The vote again fell mostly along party lines, passing 92 to 56, with one lawmaker voting "present." The measure would place occupational disease claims back within the workers’ comp system and would bar employees from suing each other over workplace injuries and illnesses. Democrats, including Kevin McManus of Kansas City, objects to moving claims out of the courts and back to workers' comp.
“While it does offer some compensation, that compensation is severely limited in term of death benefits," McManus said. "It really amounts to almost a burial fee in order to cover the cost of the coffin.”
The bill’s backers say it would provide much-needed financial relief to small businesses and make the state more business-friendly. It also contains a proposal to fix the state’s ailing Second Injury Fund by tightening eligibility requirements and shifting some claims to workers’ comp.
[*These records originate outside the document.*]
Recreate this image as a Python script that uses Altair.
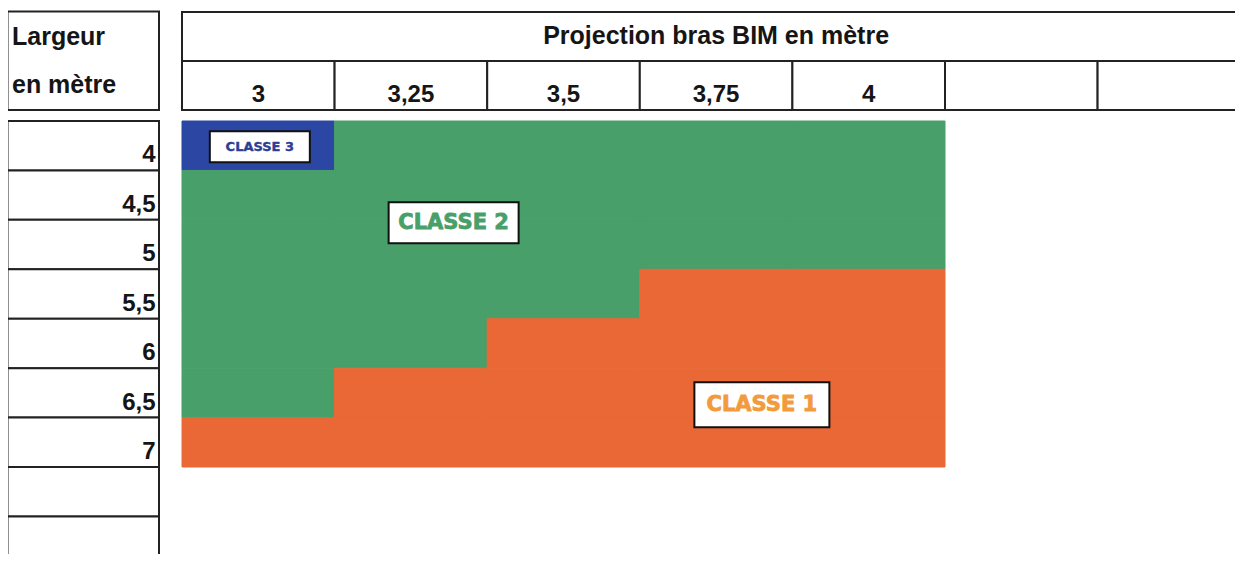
import altair as alt
import pandas as pd

# ---------------- data ----------------
projections = [3, 3.25, 3.5, 3.75, 4]          # Projection bras BIM (m)
n_empty_cols = 2                                # empty header cells on the right
largeurs = [4, 4.5, 5, 5.5, 6, 6.5, 7]          # Largeur (m)
n_empty_rows = 2                                # empty row cells below
# class per (largeur row, projection column)
classes = [
    [3, 2, 2, 2, 2],
    [2, 2, 2, 2, 2],
    [2, 2, 2, 2, 2],
    [2, 2, 2, 1, 1],
    [2, 2, 1, 1, 1],
    [2, 1, 1, 1, 1],
    [1, 1, 1, 1, 1],
]
class_names = ["CLASSE 1", "CLASSE 2", "CLASSE 3"]
class_colors = ["#E96836", "#489F6A", "#2B46A3"]
label_colors = ["#F29A3C", "#489F6A", "#2E3D94"]
# annotation labels: class, centre (column units, row units)
ann_class = [3, 2, 1]
ann_col = [0.51, 1.78, 3.80]
ann_row = [0.52, 2.06, 5.74]

header_title = "Projection bras BIM en mètre"
left_title = ["Largeur", "en mètre"]


def fmt(v):
    return f"{v:g}".replace(".", ",")


# ---------------- layout (px) ----------------
W, H = 1227, 546
X0, CW = 182.0, 152.6       # left of grid, column width
Y0, RH = 121.0, 49.43       # top of grid, row height
ox, oy = 8.0, 8.0           # page margin


def u(px):
    return (px - X0) / CW


def v(py):
    return (py - Y0) / RH


xs = alt.Scale(domain=[u(ox), u(ox + W)], nice=False, zero=False)
ys = alt.Scale(domain=[v(oy), v(oy + H)], nice=False, zero=False, reverse=True)


def enc_rect(ch):
    return ch.encode(
        x=alt.X("x0:Q", scale=xs, axis=None),
        x2="x1:Q",
        y=alt.Y("y0:Q", scale=ys, axis=None),
        y2="y1:Q",
    )


def enc_pt(ch):
    return ch.encode(
        x=alt.X("x:Q", scale=xs, axis=None),
        y=alt.Y("y:Q", scale=ys, axis=None),
        text="t:N",
    )


LINE = "#222222"
TXT = "#151515"
FONT = "Liberation Sans"

n_cols = len(projections) + n_empty_cols
n_rows = len(largeurs) + n_empty_rows
lc0, lc1 = u(7.5), u(159.0)
h_top, h_mid, h_bot = v(12.0), v(61.0), v(110.0)

# table frame boxes
boxes = [dict(x0=lc0, x1=lc1, y0=v(11.5), y1=h_bot),
         dict(x0=0, x1=n_cols, y0=h_top, y1=h_mid)]
for i in range(n_cols):
    boxes.append(dict(x0=i, x1=i + 1, y0=h_mid, y1=h_bot))
for j in range(n_rows):
    boxes.append(dict(x0=lc0, x1=lc1, y0=j, y1=j + 1))
frame = enc_rect(alt.Chart(pd.DataFrame(boxes)).mark_rect(
    fill="white", stroke=LINE, strokeWidth=2))

# heatmap cells
cells = []
for j, lg in enumerate(largeurs):
    for i, pr in enumerate(projections):
        c = classes[j][i]
        cells.append(dict(largeur=lg, projection=pr, cls=class_names[c - 1],
                          x0=i, x1=i + 1, y0=j, y1=j + 1))
cscale = alt.Scale(domain=class_names, range=class_colors)
heat = enc_rect(alt.Chart(pd.DataFrame(cells)).mark_rect(strokeWidth=1)).encode(
    color=alt.Color("cls:N", scale=cscale, legend=None),
    stroke=alt.Stroke("cls:N", scale=cscale, legend=None),
)

# texts
col_lbl = [fmt(p) for p in projections] + [""] * n_empty_cols
row_lbl = [fmt(l) for l in largeurs] + [""] * n_empty_rows
col_df = pd.DataFrame(dict(x=[i + 0.5 for i in range(n_cols)],
                           y=[h_bot - 8.3 / RH] * n_cols, t=col_lbl))
row_df = pd.DataFrame(dict(x=[u(155.5)] * n_rows,
                           y=[j + 1 - 8.0 / RH for j in range(n_rows)], t=row_lbl))
col_txt = enc_pt(alt.Chart(col_df).mark_text(
    font=FONT, fontSize=24, fontWeight="bold", color=TXT, align="center", baseline="alphabetic"))
row_txt = enc_pt(alt.Chart(row_df).mark_text(
    font=FONT, fontSize=24, fontWeight="bold", color=TXT, align="right", baseline="alphabetic"))
title_df = pd.DataFrame(dict(x=[n_cols / 2], y=[v(44.0)], t=[header_title]))
title_txt = enc_pt(alt.Chart(title_df).mark_text(
    font=FONT, fontSize=25, fontWeight="bold", color=TXT, align="center", baseline="alphabetic"))
left_df = pd.DataFrame(dict(x=[u(12.0)] * 2, y=[v(45.0), v(93.0)], t=left_title))
left_txt = enc_pt(alt.Chart(left_df).mark_text(
    font=FONT, fontSize=25, fontWeight="bold", color=TXT, align="left", baseline="alphabetic"))

# class annotation boxes + labels
ann_layers = []
box_px = {3: (100, 31, 13, 0.4), 2: (130, 41, 21, 0.8), 1: (135, 45, 21, 0.8)}
for c, cx, cy in zip(ann_class, ann_col, ann_row):
    bw, bh, fs, sw = box_px[c]
    bdf = pd.DataFrame([dict(x0=cx - bw / 2 / CW, x1=cx + bw / 2 / CW,
                             y0=cy - bh / 2 / RH, y1=cy + bh / 2 / RH)])
    ann_layers.append(enc_rect(alt.Chart(bdf).mark_rect(
        fill="white", stroke="#111111", strokeWidth=2)))
    tdf = pd.DataFrame([dict(x=cx, y=cy, t=class_names[c - 1])])
    ann_layers.append(enc_pt(alt.Chart(tdf).mark_text(
        font="DejaVu Sans", fontSize=fs, fontWeight="bold", color=label_colors[c - 1],
        stroke=label_colors[c - 1], strokeWidth=sw,
        align="center", baseline="middle")))

chart = alt.layer(frame, heat, col_txt, row_txt, title_txt, left_txt, *ann_layers).properties(
    width=W, height=H,
    autosize=alt.AutoSizeParams(type="none"),
    padding=0,
).configure_view(stroke=None)

chart.save("out.html", embed_options={"renderer": "svg", "actions": False})
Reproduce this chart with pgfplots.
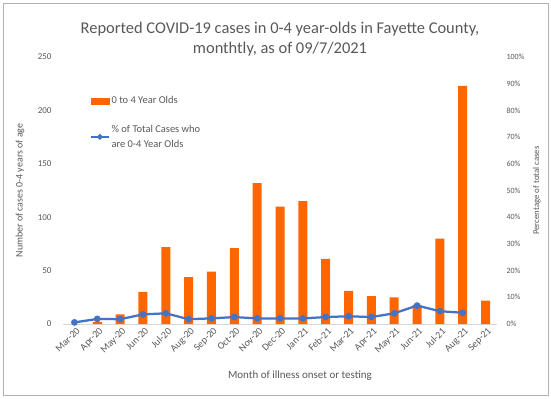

State Rep. Dave Schatz (R, Sullivan) sponsored the bill.
“Occupational disease and co-employment liability need to be addressed, but I also know that the Second Injury Fund is a very, very (important) issue that has to be addressed," Schatz said. "Coupling them together, obviously I believe that it becomes more approachable to take to the governor’s desk.”
Democrats, meanwhile, favor fixing the Second Injury Fund by letting the market decide the size of the fee businesses have to pay into it, instead of capping it. Governor Jay Nixon (D) vetoed a workers’ comp bill last month that did not address the Second Injury Fund. His office has given no indication where he stands on the latest bill.